The RSC proposal has as much chance of sneaking through a Democratic-controlled Senate as the health care repeal effort. But it could still have an outsize political impact. By inflating expectations within the Tea Party, the proposal could backfire on the party by boxing other factions into a corner. The Republican leaders had to take up the delicate task of lauding the study committee's efforts while backpedaling from its intent. "Our immediate goal is to cut spending to prebailout, prestimulus levels," a Boehner spokesman said in a statement. "That's what we pledged, and that's what we'll fight for. But that will be the beginning, not the end."

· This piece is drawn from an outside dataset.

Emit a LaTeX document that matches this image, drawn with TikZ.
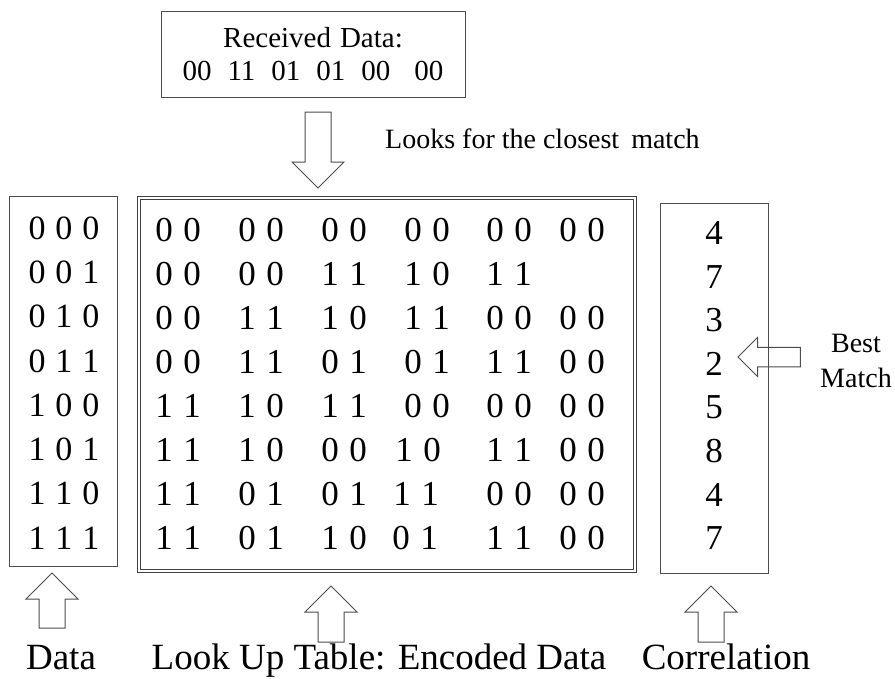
\documentclass[tikz,border=0pt]{standalone}
\usepackage{fontspec}
\setmainfont{Liberation Serif}
\newcommand\widebits{\spaceskip 10pt\relax}
\newcommand\widepairs{\spaceskip 10.5pt\relax}
\tikzset{
  boxline/.style={draw=black!70, line width=0.9pt},
  databox/.style={boxline, minimum width=108pt, minimum height=370pt, inner sep=0pt},
  lutbox/.style={draw=black!75, line width=0.8pt, double, double distance=1.8pt, minimum width=496pt, minimum height=373pt, inner sep=0pt},
  bitsfont/.style={font={\fontsize{34}{40}\selectfont\widebits}, inner sep=0pt},
  lutfont/.style={font={\fontsize{35}{40}\selectfont\widepairs}, inner sep=0pt},
  corfont/.style={font={\fontsize{35}{40}\selectfont}, inner sep=0pt},
  labelfont/.style={font={\fontsize{37}{40}\selectfont}, inner sep=0pt},
  notefont/.style={font={\fontsize{28}{32}\selectfont}, inner sep=0pt},
  pics/blockarrow/.style={code={
    \draw[boxline, line width=1pt] (0,0) -- (26,26) -- (13,26) -- (13,#1) -- (-13,#1) -- (-13,26) -- (-26,26) -- cycle;
  }}
}
\begin{document}
\begin{tikzpicture}[x=1pt, y=-1pt]
  \useasboundingbox (0,0) rectangle (895,678);
  \node[boxline, minimum width=304pt, minimum height=86pt, align=center,
    font={\fontsize{29}{33}\selectfont}] (recv) at (313,54)
    {Received\hspace{9pt}Data:\\00\hspace{16pt}11\hspace{16pt}01\hspace{16pt}01\hspace{16pt}00\hspace{24pt}00};
  \pic[rotate=180] at (318,188) {blockarrow=76};
  \node[notefont, anchor=base west] (looks) at (385,148) {Looks for the closest\hspace{12pt}match};

  \node[databox] (data) at (63,381) {};
  \node[lutbox] (lut) at (387,384.5) {};
  \node[databox] (corr) at (714,388) {};

  \foreach \bits [count=\r] in {0 0 0,0 0 1,0 1 0,0 1 1,1 0 0,1 0 1,1 1 0,1 1 1}
  {
    \pgfmathsetmacro\y{228+44.3*(\r-1)}
    \node[bitsfont] (d\r) at (64,\y) {\bits};
  }

  \foreach \a/\b/\c/\d/\e/\f/\dx [count=\r] in {
    0 0/0 0/0 0/0 0/0 0/0 0/427,
    0 0/0 0/1 1/1 0/1 1/{}/427,
    0 0/1 1/1 0/1 1/0 0/0 0/427,
    0 0/1 1/0 1/0 1/1 1/0 0/427,
    1 1/1 0/1 1/0 0/0 0/0 0/427,
    1 1/1 0/0 0/1 0/1 1/0 0/418,
    1 1/0 1/0 1/1 1/0 0/0 0/416,
    1 1/0 1/1 0/0 1/1 1/0 0/415}
  {
    \pgfmathsetmacro\y{230+44*(\r-1)}
    \node[lutfont] (t\r-1) at (178,\y) {\a};
    \node[lutfont] (t\r-2) at (261,\y) {\b};
    \node[lutfont] (t\r-3) at (344,\y) {\c};
    \node[lutfont] (t\r-4) at (\dx,\y) {\d};
    \node[lutfont] (t\r-5) at (509,\y) {\e};
    \node[lutfont] (t\r-6) at (582,\y) {\f};
  }

  \foreach \v [count=\r] in {4,7,3,2,5,8,4,7}
  {
    \pgfmathsetmacro\y{233+43.6*(\r-1)}
    \node[corfont] (c\r) at (714,\y) {\v};
  }

  \pic[rotate=90, scale=0.75] at (738,357) {blockarrow=83};
  \node[align=center, font={\fontsize{28}{35}\selectfont}, inner sep=0pt] (best) at (856,361) {Best\\Match};

  \pic at (52,573) {blockarrow=55};
  \pic at (331,586) {blockarrow=56};
  \pic at (711,586) {blockarrow=56};
  \node[labelfont, anchor=base] (datalabel) at (61,669) {Data};
  \node[labelfont, anchor=base] (lutlabel) at (379,669) {Look Up Table: Encoded Data};
  \node[labelfont, anchor=base] (corrlabel) at (726,669) {Correlation};
\end{tikzpicture}
\end{document}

The task of crafting those cuts falls to the Appropriations Committee, chaired by Kentucky's Hal Rogers. Appropriators are waiting for Ryan's budget blueprint — which itself is awaiting a Congressional Budget Office estimate expected this week — to begin imposing "the largest series of spending cuts in the history of Congress," according to Rogers' Jan. 19 statement. To do so, Rogers and his subcommittee chairs (known as cardinals) have the thorny task of navigating a middle ground between what's popular and what can actually pass. Without an appropriations bill controlling discretionary spending, the government could grind to a standstill, a prospect hanging over the committee's deliberations and invoked by rival Democrats. "We're not going to throw a trial balloon up there. This committee is not one to do a political document," says a House GOP aide. "No matter what number we get, we'll meet that number. We have to."

Which means that Tea Party leaders, many of whom are already frustrated by the chasm between rhetoric about spending cuts and reality, may be primed for a disappointment. "Is there anyone in Congress who can politically do what I want them to do right now? Of course not," says Chris Littleton, president of the Ohio Liberty Council, a coalition of 58 grass-roots groups. Littleton, who opposes an increase in the federal debt limit and is willing to see the government shut down if necessary, says meeting specific benchmarks is less important than the principles guiding the effort. "Am I going to be thrilled by the number they come up with? Probably not," he says. "There's a lot of beating around the bush, a lot of campaign-type talk. It's all very vague."

Vague vows to whittle down wasteful spending have been effective until now. By sketching out specifics, Republicans may find themselves on the wrong side of the very issue that vaulted them to power.